Every line below that mentions the word "with" should be copied out.

........

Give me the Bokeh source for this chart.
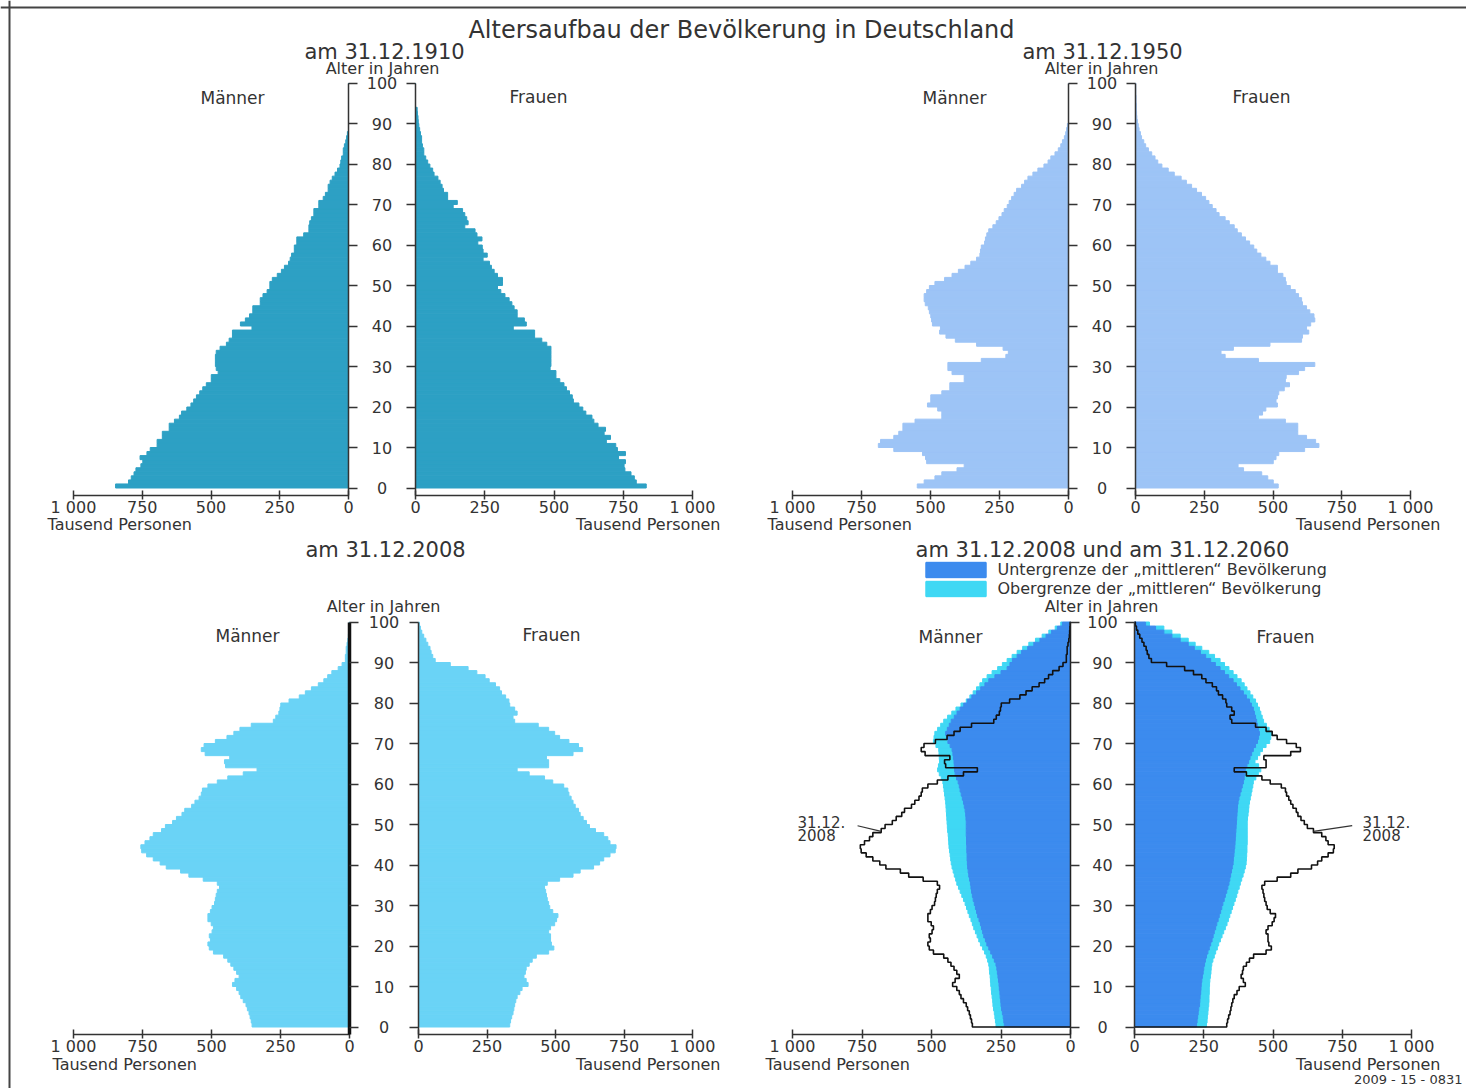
import numpy as np
from bokeh.plotting import figure
from bokeh.models import Range1d, LinearAxis, FixedTicker, Label, Legend, LegendItem, Span
from bokeh.core.properties import value
from bokeh.embed import file_html
from bokeh.resources import INLINE

# ---------------- data (thousand persons per single year of age 0..99) ----------------
AGES = np.arange(100)
AGE_TICKS = [0, 10, 20, 30, 40, 50, 60, 70, 80, 90, 100]
AGE_TICK_LABELS = [str(a) for a in AGE_TICKS]
X_TICKS = [0, 250, 500, 750, 1000]
X_TICK_LABELS = {0: "0", 250: "250", 500: "500", 750: "750", 1000: "1 000"}

M1910 = [847, 800, 790, 780, 773, 755, 748, 758, 733, 721,
         696, 696, 677, 677, 652, 652, 633, 615, 607, 588,
         573, 563, 553, 541, 530, 517, 499, 499, 474, 481,
         484, 484, 484, 481, 467, 444, 434, 422, 422, 351,
         393, 375, 360, 348, 348, 321, 321, 311, 296, 286,
         286, 277, 259, 244, 233, 218, 212, 207, 197, 197,
         188, 188, 163, 144, 144, 141, 135, 126, 126, 108,
         108, 92, 84, 74, 74, 67, 59, 49, 40, 31,
         28, 25, 19, 19, 15, 10, 7, 4, 0, 0,
         0, 0, 0, 0, 0, 0, 0, 0, 0, 0]
F1910 = [833, 797, 790, 778, 756, 753, 758, 733, 758, 729,
         723, 689, 704, 681, 686, 659, 644, 637, 615, 604,
         590, 570, 566, 556, 545, 536, 521, 507, 507, 486,
         489, 489, 489, 489, 489, 474, 456, 430, 430, 353,
         400, 393, 367, 367, 356, 348, 338, 323, 308, 296,
         314, 314, 296, 284, 274, 267, 244, 259, 244, 241,
         225, 240, 222, 215, 178, 190, 185, 178, 170, 136,
         151, 116, 116, 101, 96, 89, 81, 67, 62, 52,
         44, 37, 30, 30, 25, 22, 22, 18, 15, 12,
         10, 9, 7, 6, 0, 0, 0, 0, 0, 0]
M1950 = [548, 523, 484, 459, 404, 378, 514, 518, 529, 633,
         689, 681, 633, 615, 600, 600, 556, 459, 459, 474,
         511, 499, 499, 459, 430, 430, 378, 378, 422, 437,
         437, 316, 227, 218, 237, 333, 410, 444, 467, 464,
         493, 496, 499, 504, 508, 519, 523, 523, 514, 504,
         484, 449, 422, 399, 375, 354, 333, 321, 319, 316,
         304, 301, 296, 289, 274, 262, 252, 241, 233, 222,
         215, 206, 197, 188, 170, 159, 147, 129, 111, 89,
         74, 64, 49, 37, 28, 22, 15, 10, 7, 4,
         0, 0, 0, 0, 0, 0, 0, 0, 0, 0]
F1950 = [519, 501, 481, 459, 393, 373, 501, 511, 521, 615,
         667, 655, 622, 590, 590, 590, 545, 447, 462, 474,
         516, 511, 516, 521, 541, 560, 545, 548, 593, 615,
         652, 447, 326, 311, 356, 489, 604, 607, 630, 622,
         637, 652, 649, 634, 622, 607, 604, 593, 581, 563,
         548, 545, 536, 516, 516, 489, 474, 456, 441, 430,
         415, 400, 385, 370, 359, 341, 326, 304, 293, 279,
         267, 255, 240, 222, 204, 185, 166, 141, 119, 96,
         81, 71, 59, 47, 37, 30, 22, 18, 13, 10,
         7, 5, 4, 3, 3, 2, 2, 1, 1, 1]
M2008 = [353, 356, 360, 364, 370, 375, 385, 394, 400, 409,
         424, 415, 400, 409, 419, 430, 441, 456, 493, 508,
         513, 504, 508, 498, 493, 501, 513, 513, 504, 498,
         489, 486, 483, 479, 471, 479, 530, 582, 612, 664,
         686, 711, 735, 753, 756, 741, 723, 711, 681, 667,
         641, 627, 607, 597, 572, 560, 545, 537, 533, 513,
         479, 441, 385, 335, 449, 453, 434, 523, 537, 527,
         486, 444, 419, 397, 356, 276, 267, 256, 252, 249,
         219, 182, 160, 138, 113, 93, 79, 64, 41, 27,
         15, 15, 12, 12, 9, 6, 4, 3, 2, 1]
F2008 = [333, 336, 340, 345, 348, 351, 355, 360, 370, 378,
         400, 393, 385, 390, 393, 404, 415, 430, 475, 494,
         485, 482, 482, 475, 482, 497, 504, 509, 490, 479,
         475, 470, 467, 464, 460, 470, 515, 564, 590, 639,
         661, 676, 699, 718, 721, 699, 691, 676, 646, 624,
         613, 601, 590, 584, 572, 564, 557, 549, 545, 530,
         490, 460, 404, 360, 475, 475, 467, 564, 599, 584,
         549, 515, 497, 475, 437, 351, 345, 360, 351, 333,
         330, 318, 303, 296, 281, 258, 243, 213, 181, 116,
         61, 52, 46, 42, 34, 27, 19, 12, 7, 3]
# 2060: lower / upper bound of the "mittlere" population
M2060_LOW = [238, 240, 242, 245, 248, 250, 251, 253, 254, 256,
             257, 259, 261, 263, 265, 268, 274, 280, 287, 294,
             301, 306, 312, 316, 320, 324, 329, 334, 338, 342,
             346, 350, 353, 356, 358, 360, 363, 366, 368, 370,
             371, 372, 372, 373, 373, 374, 374, 375, 375, 375,
             375, 376, 377, 379, 382, 385, 389, 393, 397, 400,
             404, 410, 415, 417, 418, 419, 421, 423, 426, 433,
             441, 445, 449, 443, 436, 429, 418, 408, 397, 384,
             371, 355, 338, 323, 308, 294, 272, 250, 228, 218,
             209, 192, 176, 154, 132, 110, 88, 68, 47, 29]
M2060_HIGH = [268, 270, 272, 274, 277, 279, 280, 282, 284, 285,
              287, 288, 289, 291, 292, 294, 298, 303, 309, 316,
              324, 330, 336, 342, 348, 353, 358, 364, 369, 374,
              379, 385, 391, 397, 403, 409, 413, 418, 422, 426,
              429, 431, 433, 435, 437, 438, 439, 440, 442, 443,
              444, 445, 446, 447, 448, 449, 451, 453, 455, 457,
              459, 465, 472, 478, 475, 471, 472, 473, 474, 484,
              493, 491, 488, 478, 467, 456, 442, 427, 412, 394,
              375, 362, 350, 338, 326, 316, 300, 282, 262, 245,
              228, 210, 192, 172, 150, 126, 102, 78, 55, 35]
F2060_LOW = [224, 226, 228, 230, 232, 235, 236, 237, 239, 240,
             241, 243, 245, 248, 250, 253, 256, 260, 265, 270,
             275, 280, 284, 288, 293, 297, 302, 306, 311, 315,
             319, 324, 328, 333, 337, 341, 344, 347, 350, 353,
             356, 357, 359, 360, 362, 363, 364, 365, 366, 367,
             368, 369, 370, 371, 372, 374, 377, 381, 385, 389,
             393, 396, 398, 400, 406, 412, 417, 423, 429, 437,
             444, 448, 451, 448, 444, 441, 437, 433, 429, 422,
             415, 404, 393, 381, 368, 356, 340, 325, 309, 292,
             275, 257, 238, 216, 194, 165, 135, 106, 76, 40]
F2060_HIGH = [260, 262, 263, 265, 266, 268, 269, 269, 270, 270,
              271, 272, 274, 276, 277, 279, 283, 288, 293, 299,
              304, 310, 316, 322, 328, 334, 339, 344, 349, 354,
              359, 364, 369, 373, 378, 382, 387, 392, 396, 400,
              403, 404, 405, 406, 406, 407, 407, 407, 407, 407,
              407, 408, 410, 412, 413, 415, 418, 421, 424, 427,
              429, 438, 447, 456, 448, 435, 444, 453, 462, 475,
              488, 492, 496, 486, 476, 466, 461, 456, 451, 444,
              437, 427, 417, 406, 396, 385, 370, 356, 341, 325,
              309, 289, 268, 243, 219, 194, 165, 135, 106, 54]

# ---------------- style / geometry ----------------
FONT = "DejaVu Sans"
TXT = "#333333"
AX = "#333333"
C1910 = "#2da0c4"
C1950 = "#9dc4f6"
C2008 = "#6ad3f6"
C_LOW = "#3c8bee"
C_HIGH = "#3fd8f4"

W, H, OX, OY = 1466, 1088, 0, 0


def xrange_px(px0, px1000):
    s = (px1000 - px0) / 1000.0
    return Range1d(start=(OX - px0) / s, end=(OX + W - px0) / s)


def yrange_px(py0, py100):
    s = (py100 - py0) / 100.0
    return Range1d(start=(OY + H - py0) / s, end=(OY - py0) / s)


p = figure(width=W, height=H, x_range=Range1d(OX, OX + W), y_range=Range1d(OY + H, OY),
           output_backend="svg", toolbar_location=None, tools="",
           x_axis_location=None, y_axis_location=None, min_border=0,
           outline_line_color=None, background_fill_color="white")
p.grid.visible = False

p.extra_x_ranges = {
    "m1": xrange_px(348, 73), "w1": xrange_px(415, 692),
    "m2": xrange_px(1068, 792), "w2": xrange_px(1135, 1410),
    "m3": xrange_px(349, 73), "w3": xrange_px(418, 692),
    "m4": xrange_px(1070, 792), "w4": xrange_px(1134, 1411),
}
p.extra_y_ranges = {"top": yrange_px(487.5, 82.5), "bot": yrange_px(1026.5, 621.5)}

Y = AGES + 0.5


def bars(left, right, xr, yr, color):
    return p.hbar(y=Y, height=1, left=left, right=right, x_range_name=xr, y_range_name=yr,
                  fill_color=color, line_color=color, line_width=1.0)


def x_axis(xr, yr):
    ax = LinearAxis(x_range_name=xr, y_range_name=yr, fixed_location=-1.8, bounds=(0, 1000),
                    ticker=FixedTicker(ticks=X_TICKS), major_label_overrides=X_TICK_LABELS,
                    axis_line_color=AX, axis_line_width=1.5,
                    major_tick_line_color=AX, major_tick_line_width=1.5,
                    major_tick_in=5, major_tick_out=4, minor_tick_line_color=None,
                    major_label_standoff=-1, major_label_text_font=FONT,
                    major_label_text_font_size="16px", major_label_text_color=TXT)
    p.add_layout(ax, "below")


def age_axis(xr, yr, side, width=1.5, color=AX):
    ax = LinearAxis(x_range_name=xr, y_range_name=yr, fixed_location=0, bounds=(-1.8, 100),
                    ticker=FixedTicker(ticks=AGE_TICKS),
                    axis_line_color=color, axis_line_width=width,
                    major_tick_line_color=AX, major_tick_line_width=1.5,
                    major_tick_in=0, major_tick_out=9, minor_tick_line_color=None,
                    major_label_text_color=None)
    p.add_layout(ax, side)


def age_labels(cx, yr):
    p.text(x=[cx] * len(AGE_TICKS), y=AGE_TICKS, text=AGE_TICK_LABELS, y_range_name=yr,
           text_align="center", text_baseline="middle", text_font=value(FONT),
           text_font_size="16px", text_color=TXT)


def label(x, y, text, size, align="center"):
    p.add_layout(Label(x=x, y=y, text=text, text_font=FONT, text_font_size=size,
                       text_color=TXT, text_align=align, text_baseline="middle"))


# panel 1 : 1910
bars(0, M1910, "m1", "top", C1910)
bars(0, F1910, "w1", "top", C1910)
# panel 2 : 1950
bars(0, M1950, "m2", "top", C1950)
bars(0, F1950, "w2", "top", C1950)
# panel 3 : 2008
bars(0, M2008, "m3", "bot", C2008)
bars(0, F2008, "w3", "bot", C2008)
# panel 4 : 2060 bands + 2008 outline
hi_m = bars(M2060_LOW, M2060_HIGH, "m4", "bot", C_HIGH)
hi_f = bars(F2060_LOW, F2060_HIGH, "w4", "bot", C_HIGH)
lo_m = bars(0, M2060_LOW, "m4", "bot", C_LOW)
lo_f = bars(0, F2060_LOW, "w4", "bot", C_LOW)


def outline(vals, xr):
    xs = np.concatenate([[0], np.repeat(vals, 2), [0]])
    ys = np.concatenate([[0], np.column_stack([AGES, AGES + 1]).ravel(), [100]])
    p.line(xs, ys, x_range_name=xr, y_range_name="bot", line_color="#111111", line_width=1.6)


outline(M2008, "m4")
outline(F2008, "w4")

# axes
for xm, xw, yr in [("m1", "w1", "top"), ("m2", "w2", "top"), ("m3", "w3", "bot"), ("m4", "w4", "bot")]:
    x_axis(xm, yr)
    x_axis(xw, yr)
    age_axis(xw, yr, "left")
age_axis("m1", "top", "right")
age_axis("m2", "top", "right")
age_axis("m3", "bot", "right", width=3.5, color="#111111")
age_axis("m4", "bot", "right", color="#222222")

age_labels(381.5, "top")
age_labels(1101.5, "top")
age_labels(383.5, "bot")
age_labels(1102, "bot")

# texts
label(741, 29, "Altersaufbau der Bevölkerung in Deutschland", "24px")
label(384, 51, "am 31.12.1910", "21px")
label(1102, 51, "am 31.12.1950", "21px")
label(385, 549, "am 31.12.2008", "21px")
label(1102, 549, "am 31.12.2008 und am 31.12.2060", "21px")
for cx, cy in [(382, 68), (1101, 68), (383, 606), (1101, 606)]:
    label(cx, cy, "Alter in Jahren", "16px")
for cx, cy in [(232, 97), (954, 97), (247, 635), (950, 636)]:
    label(cx, cy, "Männer", "17px")
for cx, cy in [(538, 96), (1261, 96), (551, 634), (1285, 636)]:
    label(cx, cy, "Frauen", "17px")
for lx, rx, cy in [(47, 720, 524), (767, 1440, 524), (52, 720, 1064), (765, 1440, 1064)]:
    label(lx, cy, "Tausend Personen", "16px", "left")
    label(rx, cy, "Tausend Personen", "16px", "right")
label(1462, 1079, "2009 - 15 - 0831", "13px", "right")

# 31.12.2008 annotations with leader lines
label(797, 821, "31.12.", "15px", "left")
label(797, 834, "2008", "15px", "left")
label(1362, 821, "31.12.", "15px", "left")
label(1362, 834, "2008", "15px", "left")
p.segment(x0=[M2008[48]], y0=[48.3], x1=[M2008[48] + 85], y1=[49.7],
          x_range_name="m4", y_range_name="bot", line_color="#333333", line_width=1.2)
p.segment(x0=[F2008[48]], y0=[48.3], x1=[F2008[48] + 140], y1=[49.7],
          x_range_name="w4", y_range_name="bot", line_color="#333333", line_width=1.2)

# legend (bottom-left corner given in screen px from the frame's bottom-left)
legend = Legend(items=[
    LegendItem(label="Untergrenze der „mittleren“ Bevölkerung", renderers=[lo_m, lo_f]),
    LegendItem(label="Obergrenze der „mittleren“ Bevölkerung", renderers=[hi_m, hi_f]),
], location=(917.5, H - 598), orientation="vertical", glyph_width=75, glyph_height=19,
    label_standoff=5, spacing=0, padding=0, margin=0, label_height=19,
    border_line_color=None, background_fill_alpha=0,
    label_text_font=FONT, label_text_font_size="16px", label_text_color=TXT)
p.add_layout(legend)

# frame lines (top, left)
p.add_layout(Span(location=7, dimension="width", line_color="#444444", line_width=2))
p.add_layout(Span(location=9, dimension="height", line_color="#444444", line_width=2))

open("out.html", "w").write(file_html(p, INLINE))
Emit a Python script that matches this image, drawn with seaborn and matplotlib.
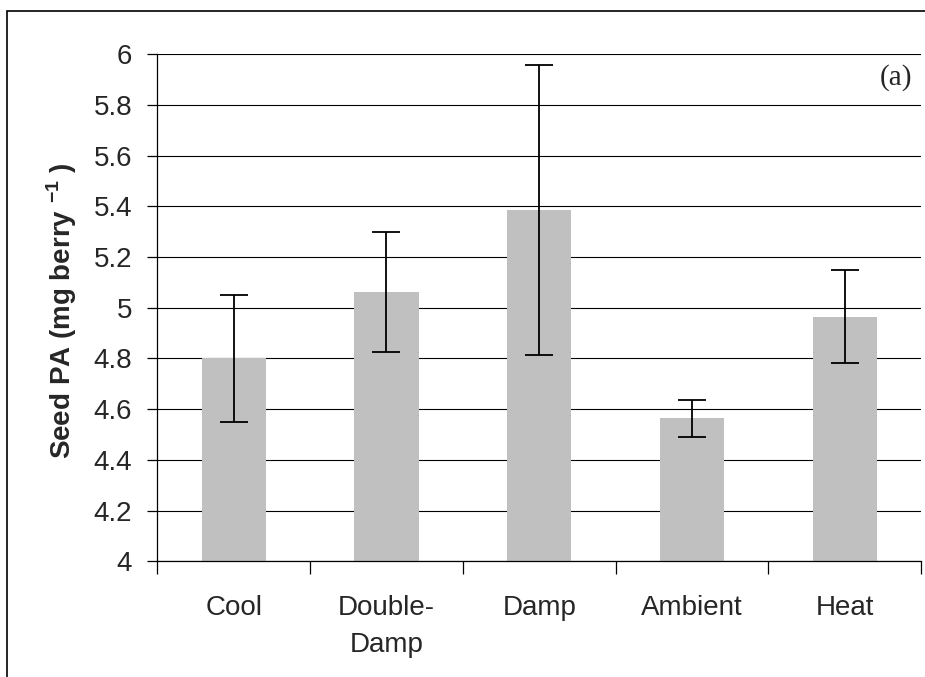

........

Full response.
# 31.12.2008 annotations with leader lines
Emit a Python script that matches this image, drawn with seaborn and matplotlib.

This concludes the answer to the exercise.